_AIM_
Write out all the entries word for word, but skip any images.

_DATASET EXCERPTS_
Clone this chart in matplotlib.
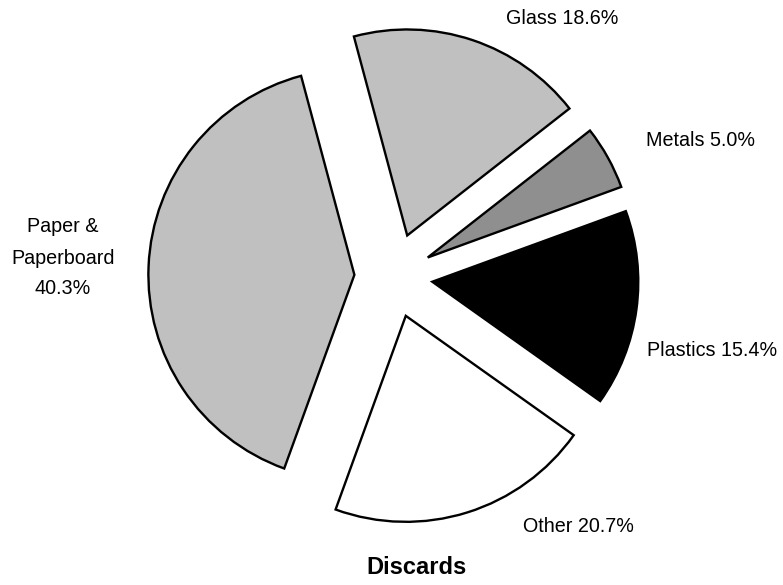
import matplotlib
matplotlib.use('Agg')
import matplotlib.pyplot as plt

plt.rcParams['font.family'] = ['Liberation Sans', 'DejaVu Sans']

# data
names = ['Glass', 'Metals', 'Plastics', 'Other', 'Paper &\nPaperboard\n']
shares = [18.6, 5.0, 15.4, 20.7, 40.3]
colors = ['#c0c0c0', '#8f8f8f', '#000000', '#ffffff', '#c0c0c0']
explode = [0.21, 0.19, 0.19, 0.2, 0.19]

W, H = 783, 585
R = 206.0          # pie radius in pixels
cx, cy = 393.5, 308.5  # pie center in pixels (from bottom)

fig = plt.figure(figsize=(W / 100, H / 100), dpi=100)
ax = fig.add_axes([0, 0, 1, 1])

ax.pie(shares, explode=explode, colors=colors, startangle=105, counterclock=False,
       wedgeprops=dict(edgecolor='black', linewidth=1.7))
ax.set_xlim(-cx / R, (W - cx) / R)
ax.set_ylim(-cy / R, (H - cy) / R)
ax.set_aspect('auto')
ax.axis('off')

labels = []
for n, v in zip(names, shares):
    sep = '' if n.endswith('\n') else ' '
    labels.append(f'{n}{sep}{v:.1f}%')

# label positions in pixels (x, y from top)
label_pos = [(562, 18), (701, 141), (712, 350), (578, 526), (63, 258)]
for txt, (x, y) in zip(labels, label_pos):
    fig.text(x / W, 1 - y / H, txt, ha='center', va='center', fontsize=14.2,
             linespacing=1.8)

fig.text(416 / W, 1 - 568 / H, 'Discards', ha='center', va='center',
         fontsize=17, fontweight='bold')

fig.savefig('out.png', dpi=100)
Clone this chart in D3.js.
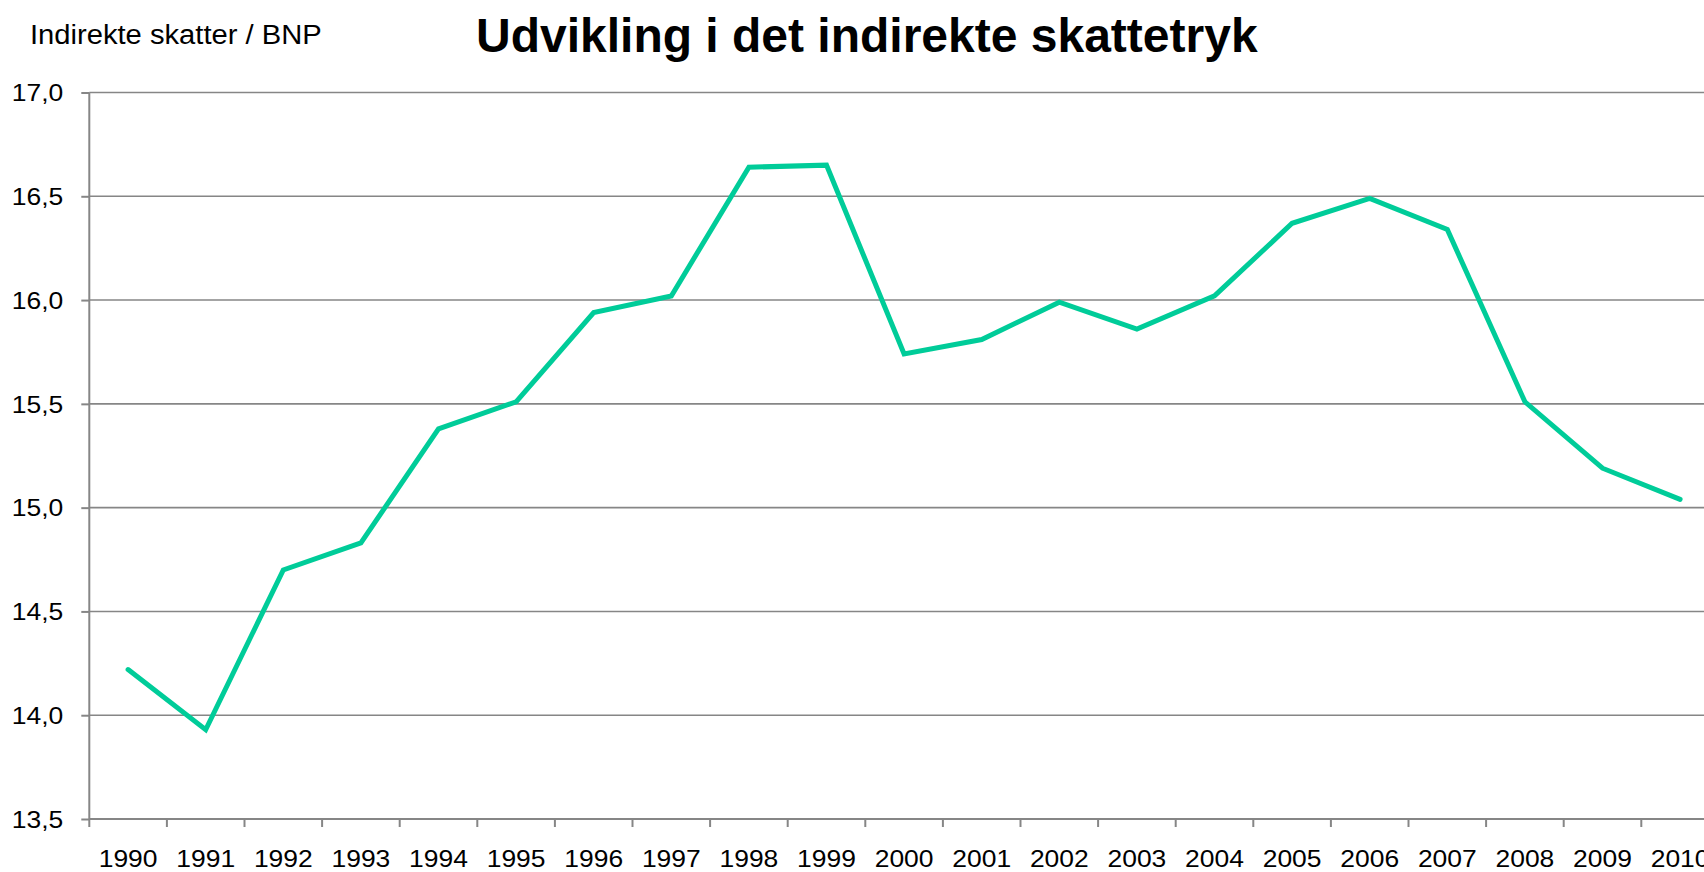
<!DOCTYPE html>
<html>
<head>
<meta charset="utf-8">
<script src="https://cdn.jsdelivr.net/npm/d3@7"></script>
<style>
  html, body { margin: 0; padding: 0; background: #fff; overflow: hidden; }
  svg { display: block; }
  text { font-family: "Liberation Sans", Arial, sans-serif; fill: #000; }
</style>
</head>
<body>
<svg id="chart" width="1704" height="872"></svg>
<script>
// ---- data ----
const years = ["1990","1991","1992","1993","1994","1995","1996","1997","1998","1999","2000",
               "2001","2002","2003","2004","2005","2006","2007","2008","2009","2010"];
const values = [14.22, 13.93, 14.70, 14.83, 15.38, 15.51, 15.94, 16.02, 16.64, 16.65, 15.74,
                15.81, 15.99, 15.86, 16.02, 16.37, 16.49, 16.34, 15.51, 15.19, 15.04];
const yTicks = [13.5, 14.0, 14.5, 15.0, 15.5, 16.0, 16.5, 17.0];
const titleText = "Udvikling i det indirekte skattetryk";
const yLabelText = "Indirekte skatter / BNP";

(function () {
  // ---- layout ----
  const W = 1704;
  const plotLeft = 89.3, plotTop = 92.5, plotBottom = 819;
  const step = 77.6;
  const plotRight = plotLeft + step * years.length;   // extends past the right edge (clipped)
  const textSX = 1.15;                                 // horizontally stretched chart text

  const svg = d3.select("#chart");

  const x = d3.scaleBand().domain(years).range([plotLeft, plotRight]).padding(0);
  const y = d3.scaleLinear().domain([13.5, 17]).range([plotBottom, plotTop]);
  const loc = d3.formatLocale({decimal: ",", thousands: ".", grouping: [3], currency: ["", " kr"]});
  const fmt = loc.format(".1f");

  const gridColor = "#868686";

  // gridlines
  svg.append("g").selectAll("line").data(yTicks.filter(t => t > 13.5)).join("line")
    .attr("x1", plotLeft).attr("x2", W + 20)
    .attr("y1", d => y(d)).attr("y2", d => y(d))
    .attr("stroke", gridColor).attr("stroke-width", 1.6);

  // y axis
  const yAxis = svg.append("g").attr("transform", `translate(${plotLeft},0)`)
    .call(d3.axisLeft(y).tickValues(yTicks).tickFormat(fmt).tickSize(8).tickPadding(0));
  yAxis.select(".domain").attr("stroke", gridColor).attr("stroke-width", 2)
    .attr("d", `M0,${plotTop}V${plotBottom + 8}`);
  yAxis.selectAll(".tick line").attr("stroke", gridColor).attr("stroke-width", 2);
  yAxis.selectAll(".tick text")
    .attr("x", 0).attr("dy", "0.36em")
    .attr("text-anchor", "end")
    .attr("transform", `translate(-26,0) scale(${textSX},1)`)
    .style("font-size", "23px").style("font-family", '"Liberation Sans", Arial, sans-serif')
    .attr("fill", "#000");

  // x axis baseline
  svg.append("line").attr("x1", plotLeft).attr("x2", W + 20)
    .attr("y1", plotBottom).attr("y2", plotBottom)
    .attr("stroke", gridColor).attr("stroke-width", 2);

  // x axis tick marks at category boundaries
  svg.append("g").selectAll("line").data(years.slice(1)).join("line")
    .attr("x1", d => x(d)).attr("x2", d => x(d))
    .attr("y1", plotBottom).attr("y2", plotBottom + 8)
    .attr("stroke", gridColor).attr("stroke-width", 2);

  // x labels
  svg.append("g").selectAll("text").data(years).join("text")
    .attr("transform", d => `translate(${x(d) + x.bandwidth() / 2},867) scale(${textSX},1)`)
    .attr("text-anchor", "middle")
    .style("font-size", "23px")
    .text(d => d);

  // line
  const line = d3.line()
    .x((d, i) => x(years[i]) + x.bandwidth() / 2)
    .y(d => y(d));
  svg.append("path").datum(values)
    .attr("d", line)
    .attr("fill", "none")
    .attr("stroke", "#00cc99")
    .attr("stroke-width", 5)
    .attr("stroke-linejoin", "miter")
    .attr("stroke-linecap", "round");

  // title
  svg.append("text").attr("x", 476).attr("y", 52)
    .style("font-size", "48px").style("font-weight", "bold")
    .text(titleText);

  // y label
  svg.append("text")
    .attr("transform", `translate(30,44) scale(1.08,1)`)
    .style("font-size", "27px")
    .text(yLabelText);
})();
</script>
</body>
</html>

_RESULT OF THIS TASK_
Clone this chart in matplotlib.
import matplotlib
matplotlib.use('Agg')
import matplotlib.pyplot as plt

plt.rcParams['font.family'] = ['Liberation Sans', 'DejaVu Sans']

# data
names = ['Glass', 'Metals', 'Plastics', 'Other', 'Paper &\nPaperboard\n']
shares = [18.6, 5.0, 15.4, 20.7, 40.3]
colors = ['#c0c0c0', '#8f8f8f', '#000000', '#ffffff', '#c0c0c0']
explode = [0.21, 0.19, 0.19, 0.2, 0.19]

W, H = 783, 585
R = 206.0          # pie radius in pixels
cx, cy = 393.5, 308.5  # pie center in pixels (from bottom)

fig = plt.figure(figsize=(W / 100, H / 100), dpi=100)
ax = fig.add_axes([0, 0, 1, 1])

ax.pie(shares, explode=explode, colors=colors, startangle=105, counterclock=False,
       wedgeprops=dict(edgecolor='black', linewidth=1.7))
ax.set_xlim(-cx / R, (W - cx) / R)
ax.set_ylim(-cy / R, (H - cy) / R)
ax.set_aspect('auto')
ax.axis('off')

labels = []
for n, v in zip(names, shares):
    sep = '' if n.endswith('\n') else ' '
    labels.append(f'{n}{sep}{v:.1f}%')

# label positions in pixels (x, y from top)
label_pos = [(562, 18), (701, 141), (712, 350), (578, 526), (63, 258)]
for txt, (x, y) in zip(labels, label_pos):
    fig.text(x / W, 1 - y / H, txt, ha='center', va='center', fontsize=14.2,
             linespacing=1.8)

fig.text(416 / W, 1 - 568 / H, 'Discards', ha='center', va='center',
         fontsize=17, fontweight='bold')

fig.savefig('out.png', dpi=100)
Clone this chart in D3.js.
<!DOCTYPE html>
<html>
<head>
<meta charset="utf-8">
<script src="https://cdn.jsdelivr.net/npm/d3@7"></script>
<style>
  html, body { margin: 0; padding: 0; background: #fff; overflow: hidden; }
  svg { display: block; }
  text { font-family: "Liberation Sans", Arial, sans-serif; fill: #000; }
</style>
</head>
<body>
<svg id="chart" width="1704" height="872"></svg>
<script>
// ---- data ----
const years = ["1990","1991","1992","1993","1994","1995","1996","1997","1998","1999","2000",
               "2001","2002","2003","2004","2005","2006","2007","2008","2009","2010"];
const values = [14.22, 13.93, 14.70, 14.83, 15.38, 15.51, 15.94, 16.02, 16.64, 16.65, 15.74,
                15.81, 15.99, 15.86, 16.02, 16.37, 16.49, 16.34, 15.51, 15.19, 15.04];
const yTicks = [13.5, 14.0, 14.5, 15.0, 15.5, 16.0, 16.5, 17.0];
const titleText = "Udvikling i det indirekte skattetryk";
const yLabelText = "Indirekte skatter / BNP";

(function () {
  // ---- layout ----
  const W = 1704;
  const plotLeft = 89.3, plotTop = 92.5, plotBottom = 819;
  const step = 77.6;
  const plotRight = plotLeft + step * years.length;   // extends past the right edge (clipped)
  const textSX = 1.15;                                 // horizontally stretched chart text

  const svg = d3.select("#chart");

  const x = d3.scaleBand().domain(years).range([plotLeft, plotRight]).padding(0);
  const y = d3.scaleLinear().domain([13.5, 17]).range([plotBottom, plotTop]);
  const loc = d3.formatLocale({decimal: ",", thousands: ".", grouping: [3], currency: ["", " kr"]});
  const fmt = loc.format(".1f");

  const gridColor = "#868686";

  // gridlines
  svg.append("g").selectAll("line").data(yTicks.filter(t => t > 13.5)).join("line")
    .attr("x1", plotLeft).attr("x2", W + 20)
    .attr("y1", d => y(d)).attr("y2", d => y(d))
    .attr("stroke", gridColor).attr("stroke-width", 1.6);

  // y axis
  const yAxis = svg.append("g").attr("transform", `translate(${plotLeft},0)`)
    .call(d3.axisLeft(y).tickValues(yTicks).tickFormat(fmt).tickSize(8).tickPadding(0));
  yAxis.select(".domain").attr("stroke", gridColor).attr("stroke-width", 2)
    .attr("d", `M0,${plotTop}V${plotBottom + 8}`);
  yAxis.selectAll(".tick line").attr("stroke", gridColor).attr("stroke-width", 2);
  yAxis.selectAll(".tick text")
    .attr("x", 0).attr("dy", "0.36em")
    .attr("text-anchor", "end")
    .attr("transform", `translate(-26,0) scale(${textSX},1)`)
    .style("font-size", "23px").style("font-family", '"Liberation Sans", Arial, sans-serif')
    .attr("fill", "#000");

  // x axis baseline
  svg.append("line").attr("x1", plotLeft).attr("x2", W + 20)
    .attr("y1", plotBottom).attr("y2", plotBottom)
    .attr("stroke", gridColor).attr("stroke-width", 2);

  // x axis tick marks at category boundaries
  svg.append("g").selectAll("line").data(years.slice(1)).join("line")
    .attr("x1", d => x(d)).attr("x2", d => x(d))
    .attr("y1", plotBottom).attr("y2", plotBottom + 8)
    .attr("stroke", gridColor).attr("stroke-width", 2);

  // x labels
  svg.append("g").selectAll("text").data(years).join("text")
    .attr("transform", d => `translate(${x(d) + x.bandwidth() / 2},867) scale(${textSX},1)`)
    .attr("text-anchor", "middle")
    .style("font-size", "23px")
    .text(d => d);

  // line
  const line = d3.line()
    .x((d, i) => x(years[i]) + x.bandwidth() / 2)
    .y(d => y(d));
  svg.append("path").datum(values)
    .attr("d", line)
    .attr("fill", "none")
    .attr("stroke", "#00cc99")
    .attr("stroke-width", 5)
    .attr("stroke-linejoin", "miter")
    .attr("stroke-linecap", "round");

  // title
  svg.append("text").attr("x", 476).attr("y", 52)
    .style("font-size", "48px").style("font-weight", "bold")
    .text(titleText);

  // y label
  svg.append("text")
    .attr("transform", `translate(30,44) scale(1.08,1)`)
    .style("font-size", "27px")
    .text(yLabelText);
})();
</script>
</body>
</html>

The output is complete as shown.